La domenica bianconera inizia di giovedì. È il 21 aprile e il Lugano si guadagna l’accesso alla finale di Coppa svizzera facendo fuori il Lucerna dopo i rigori, con merito ma con tanto batticuore. La Città è travolta dall’entusiasmo, annusa il sapore dell’impresa – già compiuta nel ’31, ’68 e ’93 – e si mobilita per invadere Berna: sono lunghe le code fuori dallo stadio per accaparrarsi uno dei 10mila biglietti che spettano al club. Poi comincia la preparazione verso il 15 maggio: coreografia e sciarpe ad hoc, scelta dei compagni di curva e del treno, acquisto delle torce e della sussistenza. Non si parla d’altro nei bar e negli uffici, nelle piazze e tra amici: «Ci sarai a Berna?», «Ovvio!».
La domenica bianconera inizia di buon mattino. Alla stazione è una meravigliosa bolgia intergenerazionale. I bambini portano la maglia di Bottani, i loro padri quella di Subiat e i nonni ricordano le imprese del più forte di tutti, Otto Luttrop. Una miriade di volti conosciuti, sembra esserci mezza Lugano. Anzi, questa squadra – forse per merito del Crus, davvero «uno di noi» come s’usa dire – attira simpatie e pubblico anche da fuori distretto, soprattutto dal Mendrisiotto e dalla Valle di Blenio, dove l’Fcl era solito recarsi per il ritiro estivo. Il lungo viaggio in carrozza è l’occasione per chiacchierare, giocare a carte, leggere, cantare, ascoltare musica, bere e... grigliare (è successo!). Insomma, stemperare la tensione, perché quando si arriverà nella Capitale tutto andrà tremendamente in fretta: corteo, presa dei posti e sarà già calcio d’inizio. L’impatto con il Wankdorf fa un po’ impressione perché i colori bianconeri sono decisamente in minoranza sui biancoverdi del San Gallo e la nostra coreografia è poca cosa rispetto a quella spettacolare della curva dirimpetto, che però dimostra parecchia spocchia «annunciando» la vittoria. Quando si dice gufare...

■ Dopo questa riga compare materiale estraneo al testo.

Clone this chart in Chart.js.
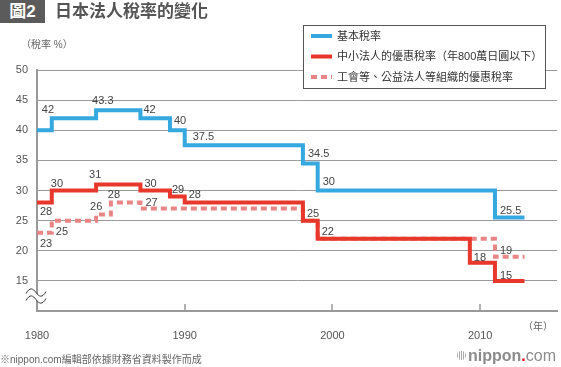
<!DOCTYPE html>
<html>
<head>
<meta charset="utf-8">
<script src="https://cdn.jsdelivr.net/npm/chart.js@4"></script>
<style>
body { margin: 0; background: #fff; font-family: "Liberation Sans", "Noto Sans CJK TC", sans-serif; }
#wrap { position: relative; width: 561px; height: 367px; overflow: hidden; }
#chart { position: absolute; left: 0; top: 0; }
.txt { position: absolute; white-space: nowrap; line-height: 1; }
#badge { left: 0; top: 0; width: 45px; height: 23px; background: #5b5b5b; color: #fff; font-weight: bold; font-size: 17px; line-height: 23px; text-align: center; }
#title { left: 55px; top: 3px; font-size: 17px; font-weight: bold; color: #555; }
#unit { left: 21px; top: 40px; font-size: 10px; color: #666; }
#yearUnit { left: 523px; top: 322px; font-size: 10px; color: #666; }
#source { left: 0; top: 355px; font-size: 10px; color: #666; }
#logo { left: 457px; top: 348px; font-size: 16px; color: #8c8c8c; }
#logo b { font-weight: bold; }
#logo .red { color: #e60012; font-weight: bold; }
#logo .ball { display: inline-block; width: 9px; height: 9px; border-radius: 50%; margin-right: 2px; vertical-align: 1px;
  background: repeating-linear-gradient(90deg, #aaa 0 1px, #fff 1px 2px); }
</style>
</head>
<body>
<div id="wrap">
  <canvas id="chart" width="561" height="367"></canvas>
  <div class="txt" id="badge">圖2</div>
  <div class="txt" id="title">日本法人稅率的變化</div>
  <div class="txt" id="unit">（稅率 %）</div>
  <div class="txt" id="yearUnit">（年）</div>
  <div class="txt" id="source">※nippon.com編輯部依據財務省資料製作而成</div>
  <div class="txt" id="logo"><span class="ball"></span><b>nippon</b><span class="red">.</span>com</div>
</div>
<script>
// 資料：每一段稅率的開始年份與稅率，最後一段延續到 endYear
var endYear = 2013;
var basicYears = [1980, 1981, 1984, 1987, 1989, 1990, 1998, 1999, 2011];
var basicRates = [40, 42, 43.3, 42, 40, 37.5, 34.5, 30, 25.5];
var smeYears = [1980, 1981, 1984, 1987, 1989, 1990, 1998, 1999, 2009.3, 2011];
var smeRates = [28, 30, 31, 30, 29, 28, 25, 22, 18, 15];
var coopYears = [1980, 1981, 1984, 1985, 1987, 1998, 1999, 2011];
var coopRates = [23, 25, 26, 28, 27, 25, 22, 19];
var seriesNames = ['基本稅率', '中小法人的優惠稅率（年800萬日圓以下）', '工會等、公益法人等組織的優惠稅率'];
var xTickYears = [1980, 1990, 2000, 2010];
var yTickValues = [10, 15, 20, 25, 30, 35, 40, 45, 50];

// 數值標籤的位置（相對於每段起點，null = 不顯示）
var labelLayout = [
    [null, [-10, -5], [-4, -6], [3, -5], [4, -6], [8, -5], [5, -6], [5, -6], [5, -4]],
    [[3, 12], [-1, -4], [-7, -6], [4, -4], [2, -4], [4, -5], [4, -4], [4, -4], [4, -2], [5, -2]],
    [[3, 14], [4, 14], [-6, -5], [-3, -5], [5, -3], null, null, [5, -3]]
];

function toPoints(years, rates) {
    var pts = years.map(function (y, i) { return { x: y, y: rates[i] }; });
    pts.push({ x: endYear, y: rates[rates.length - 1] });
    return pts;
}

var BLUE = '#35a8df';
var RED = '#e8382b';
var PINK = '#e98585';
var FONT = '"Liberation Sans", "Noto Sans CJK TC", sans-serif';

var labelPlugin = {
    id: 'stepLabels',
    afterDatasetsDraw: function (chart) {
        var ctx = chart.ctx;
        ctx.save();
        ctx.font = '11px ' + FONT;
        ctx.fillStyle = '#444';
        ctx.textAlign = 'left';
        ctx.textBaseline = 'alphabetic';
        chart.data.datasets.forEach(function (ds, di) {
            var meta = chart.getDatasetMeta(di);
            labelLayout[di].forEach(function (off, i) {
                if (!off) return;
                var pt = meta.data[i];
                ctx.fillText(String(ds.data[i].y), pt.x + off[0], pt.y + off[1]);
            });
        });
        ctx.restore();
    }
};

var decorPlugin = {
    id: 'decor',
    afterDraw: function (chart) {
        var ctx = chart.ctx;
        var area = chart.chartArea;
        var xs = chart.scales.x, ys = chart.scales.y;
        ctx.save();

        // x 軸的內側刻度
        ctx.strokeStyle = '#999';
        ctx.lineWidth = 1.5;
        xTickYears.slice(1).forEach(function (yr) {
            var px = Math.round(xs.getPixelForValue(yr));
            ctx.beginPath();
            ctx.moveTo(px, area.bottom - 7);
            ctx.lineTo(px, area.bottom);
            ctx.stroke();
        });

        // 省略符號
        var cx = area.left, cy = ys.getPixelForValue(12.4);
        ctx.fillStyle = '#fff';
        ctx.beginPath();
        ctx.moveTo(cx - 11, cy - 3);
        ctx.bezierCurveTo(cx - 7, cy - 10, cx - 4, cy - 8, cx - 1, cy - 4);
        ctx.bezierCurveTo(cx + 2, cy, cx + 5, cy + 2, cx + 9, cy - 5);
        ctx.lineTo(cx + 9, cy + 2);
        ctx.bezierCurveTo(cx + 5, cy + 9, cx + 2, cy + 7, cx - 1, cy + 3);
        ctx.bezierCurveTo(cx - 4, cy - 1, cx - 7, cy - 3, cx - 11, cy + 4);
        ctx.closePath();
        ctx.fill();
        ctx.strokeStyle = '#333';
        ctx.lineWidth = 1;
        [0, 7].forEach(function (dy) {
            ctx.beginPath();
            ctx.moveTo(cx - 11, cy - 3 + dy);
            ctx.bezierCurveTo(cx - 7, cy - 10 + dy, cx - 4, cy - 8 + dy, cx - 1, cy - 4 + dy);
            ctx.bezierCurveTo(cx + 2, cy + dy, cx + 5, cy + 2 + dy, cx + 9, cy - 5 + dy);
            ctx.stroke();
        });

        // 圖例
        var bx = 303.5, by = 25.5, bw = 242, bh = 63;
        ctx.fillStyle = '#fff';
        ctx.fillRect(bx, by, bw, bh);
        ctx.strokeStyle = '#555';
        ctx.lineWidth = 1;
        ctx.strokeRect(bx, by, bw, bh);
        ctx.font = '11px ' + FONT;
        ctx.textBaseline = 'middle';
        chart.data.datasets.forEach(function (ds, i) {
            var ry = 36 + i * 20.5;
            ctx.strokeStyle = ds.borderColor;
            ctx.lineWidth = 4;
            ctx.setLineDash(ds.borderDash || []);
            ctx.beginPath();
            ctx.moveTo(311, ry);
            ctx.lineTo(332, ry);
            ctx.stroke();
            ctx.setLineDash([]);
            ctx.fillStyle = '#333';
            ctx.fillText(ds.label, 337, ry + 0.5);
        });
        ctx.restore();
    }
};

var ctx = document.getElementById('chart').getContext('2d');
var myChart = new Chart(ctx, {
    type: 'line',
    data: {
        datasets: [{
            label: seriesNames[0],
            data: toPoints(basicYears, basicRates),
            borderColor: BLUE,
            borderWidth: 4,
            stepped: 'before'
        }, {
            label: seriesNames[1],
            data: toPoints(smeYears, smeRates),
            borderColor: RED,
            borderWidth: 4,
            stepped: 'before'
        }, {
            label: seriesNames[2],
            data: toPoints(coopYears, coopRates),
            borderColor: PINK,
            borderWidth: 4,
            borderDash: [6, 4],
            stepped: 'before'
        }]
    },
    options: {
        responsive: false,
        animation: false,
        devicePixelRatio: 1,
        layout: { padding: { top: 70, left: 0, right: 4, bottom: 26 } },
        elements: {
            point: { radius: 0, hoverRadius: 0 },
            line: { borderJoinStyle: 'miter', borderCapStyle: 'butt', tension: 0 }
        },
        plugins: { legend: { display: false }, tooltip: { enabled: false } },
        scales: {
            x: {
                type: 'linear',
                min: 1980,
                max: 2015.2,
                afterFit: function (scale) { scale.height = 30; },
                afterBuildTicks: function (scale) {
                    scale.ticks = xTickYears.map(function (v) { return { value: v }; });
                },
                ticks: {
                    callback: function (v) { return String(v); },
                    color: '#555',
                    font: { size: 11, family: FONT },
                    padding: 10,
                    maxRotation: 0,
                    autoSkip: false
                },
                grid: { display: false },
                border: { color: '#999', width: 2 }
            },
            y: {
                min: 10,
                max: 50,
                afterFit: function (scale) { scale.width = 37; },
                afterBuildTicks: function (scale) {
                    scale.ticks = yTickValues.map(function (v) { return { value: v }; });
                },
                ticks: {
                    callback: function (v) { return v === 10 ? '' : String(v); },
                    color: '#555',
                    font: { size: 11, family: FONT },
                    padding: 9
                },
                grid: { color: '#9a9a9a', lineWidth: 1, drawTicks: false },
                border: { color: '#999', width: 2 }
            }
        }
    },
    plugins: [labelPlugin, decorPlugin]
});
</script>
</body>
</html>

La domenica bianconera prosegue come meglio non potrebbe. Pronti, via e cinque minuti da sballo portano al vantaggio di Celar. Si capisce che è la giornata giusta. Mattia Croci Torti era stato buon profeta quando – al momento dell’intronizzazione a inizio settembre e poi a scadenze regolari durante la stagione – si era sbilanciato dicendo che la squadra puntava alla vittoria in Coppa. Il pareggio è un momento di sconforto spazzato via dal gol di Custodio allo scadere del primo tempo. Una botta d’entusiasmo e adrenalina. Alla pausa, sorseggiando una birra, capita di incrociare un bel po’ di vecchi eroi: metà della squadra che ha alzato il trofeo nel ’93 e qualcuno di quella del ’68, a cui sull’ultima edizione della Rivista avevamo dato voce: «Partita difficile e avversario ostico, ma si può e si deve fare!» avevano detto i vari Prosperi, Brenna, Simonetti, Rezzonico e compagni. La ripresa è una lunga cavalcata verso il trionfo, con la rete del figliol prodigo Mattia Bottani a far scendere qualche lacrima. Alla fine, in un pianto liberatorio e tremendamente umano, si lascia andare pure il Crus.
La domenica bianconera diventa apoteosi quando il presidente Ignazio Cassis distribuisce le medaglie d’oro e capitan Sabbatini – affiancato da Maric e Bottani – alza la Coppa. Abbracci felici nella consapevolezza d’aver scritto la storia. Nel tardo pomeriggio si lascia Berna per raggiungere quella che – almeno il 15 maggio – è la nuova Capitale del calcio svizzero. In Città la festa, bellissima e indimenticabile, va avanti a Palazzo Civico e in piazza della Riforma, nei locali e sul lungolago. I giocatori si concedono con generosità al bagno di folla. C’è anche il sindaco Michele Foletti con il braccio al collo: nell’esultanza per la rete di Bottani gli è uscita la spalla!
La domenica bianconera è oramai abbondantemente diventata un lunedì. I brindisi non si contano più e dopo venti ore si potrebbe anche andare a casa... Uno della compagnia non è d’accordo. «Dai, l’ültima e pö nemm».